Latin America’s sizable yet fragmented Recruitment Process Outsourcing (RPO) market is pushing vendors to grow capabilities across multiple country locations.
That’s according to Zachary Misko, VP of Workforce Strategy at Kelly OCG, who says that local presence is critical when it comes to recruitment outsourcing. As an aggregate market, Latin America is roughly China’s equivalent in GDP terms, but there are numerous legal and compensatory environments to overcome. In response, RPO outsourcers will look to diversify their LatAm country operations primarily as they grow in sync with their client partners, but also strategically as they look to strengthen their position in an increasingly competitive RPO landscape.
Upward Trend in Multi-country RPO
New technologies and trends in HR best practices have opened doors for RPO outsourcers to deliver increasing value when managing client talent supply chains. According to research & advisory firm Everest Group, the global RPO market more than doubled to reach $1.4 billion USD between 2008 and 2011. Companies like the Chrysler Group, Eli Lilly, and Nestle have recently announced new RPO partnerships.
Likewise, enterprises have increasingly leaned on RPO vendors like Kelly OCG, Future Step, and Hudson to help manage cross-border workflows and to standardize their recruitment processes worldwide.
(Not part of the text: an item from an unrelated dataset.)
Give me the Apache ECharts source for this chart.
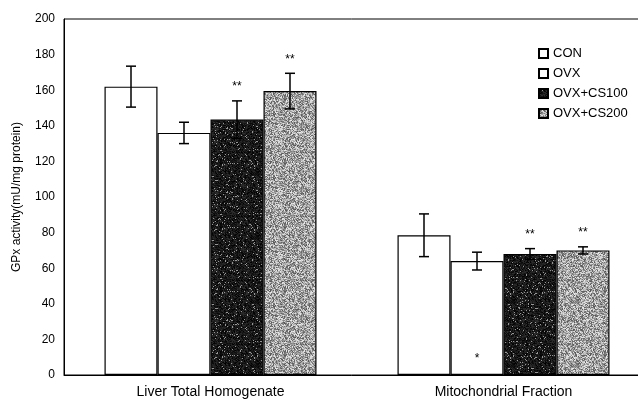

Known as multi-country RPO (MCRPO), the practice is gaining momentum as a nascent outsourcing model.
In an interview with Nearshore Americas, Misko of Kelly OCG stressed that “as our clients globalize local capability and presence throughout the region is critical. We definitely see multi-country RPO as an upward trend here.” According to Misko, “we function as an extension of a company’s HR team which means that local capability is all about understanding how labor markets can meet our clients’ requirements.”
RPO vendors expanding into regions with numerous mid-sized markets like Latin America and Eastern Europe will need to diversify their country coverage to gain market share.
But while multi-country RPO arrangements have become more common, Rajesh Ranjan with Everest Group warns about the supply and buy-side challenges that are keeping multi-country deals from growing with the same vigor as domestic deals. “Multi-country RPO adoption lags behind single-country RPO mostly due to cultural and organizational challenges and a lack of service providers with integrated capabilities; nevertheless, we’re seeing increasing interest from regions beyond the traditional strongholds of the United States and United Kingdom”, said Ranjan in a recent press release.
RPO in Latin America
RPO vendors expanding into regions with numerous mid-sized markets like Latin America and Eastern Europe will need to diversify their country coverage to gain market share. Latin America is a big market, roughly the equivalent of China in terms of GDP. However, business activity and the labor force span multiple operational and regulatory landscapes – see chart. Misko with Kelly pointed to Brazil and Mexico as Latin America’s two largest RPO opportunities. However, if the RPO model continues to grow in line with multi-country arrangements, the smaller rapidly growing markets like Chile, Colombia, and Peru could also gain significant momentum as competition between RPO vendors intensifies.
Multi-Country RPO is still in its nascent stages as an outsourcing model. As a general trend, Everest noted that multinationals first focus on markets with the highest volumes of recruitment, rather than taking on a simultaneous multi-country strategy. This staggered approach will have big implications for Latin America where international companies and domestic multinationals, also known as “multilatinas”, often operate across numerous country markets.
The Boston Consulting Group tracks the growing influence of multilatinas including the big airlines like Avianca and Taca, Mexico’s Telmex, Brazil’s America Latina Logistica (ALL) and Colombia’s Argos. Mexican telecoms giant Telmex has over 50,000 employees distributed across the United States, Mexico, Argentina, Brazil, Colombia and other countries in Latin America. Multilatinas will likely create big opportunities for RPO providers, particularly for those that can provide broad multi-country coverage. Misko from Kelly pointed to financial services, oil and gas, pharmaceuticals, retail, and automotive as the hot industry verticals to track.
Lessons Learned From Europe
MCRPO deals originating in EMEA average the highest number of countries covered, according to research from Everest. Europe’s higher rate of MCRPO adoption may come as no surprise given the diverse political and economic landscape of the region. Operators in Latin America should pay particularly close attention to their counterparts in Europe. While Latin America remains divided politically, the region continues to integrate economically through free trade agreements and as multinationals and multilatinas transcend country borders.
Likewise, language and cultural affinities across Latin America could facilitate multi-country RPO deals to an even greater degree than in Europe. So while Latin America’s fractured market currently creates obstacles for growing RPO operators, the region could turn into a hotbed of multi-country RPO activity, particularly as enterprises embrace the MCRPO model.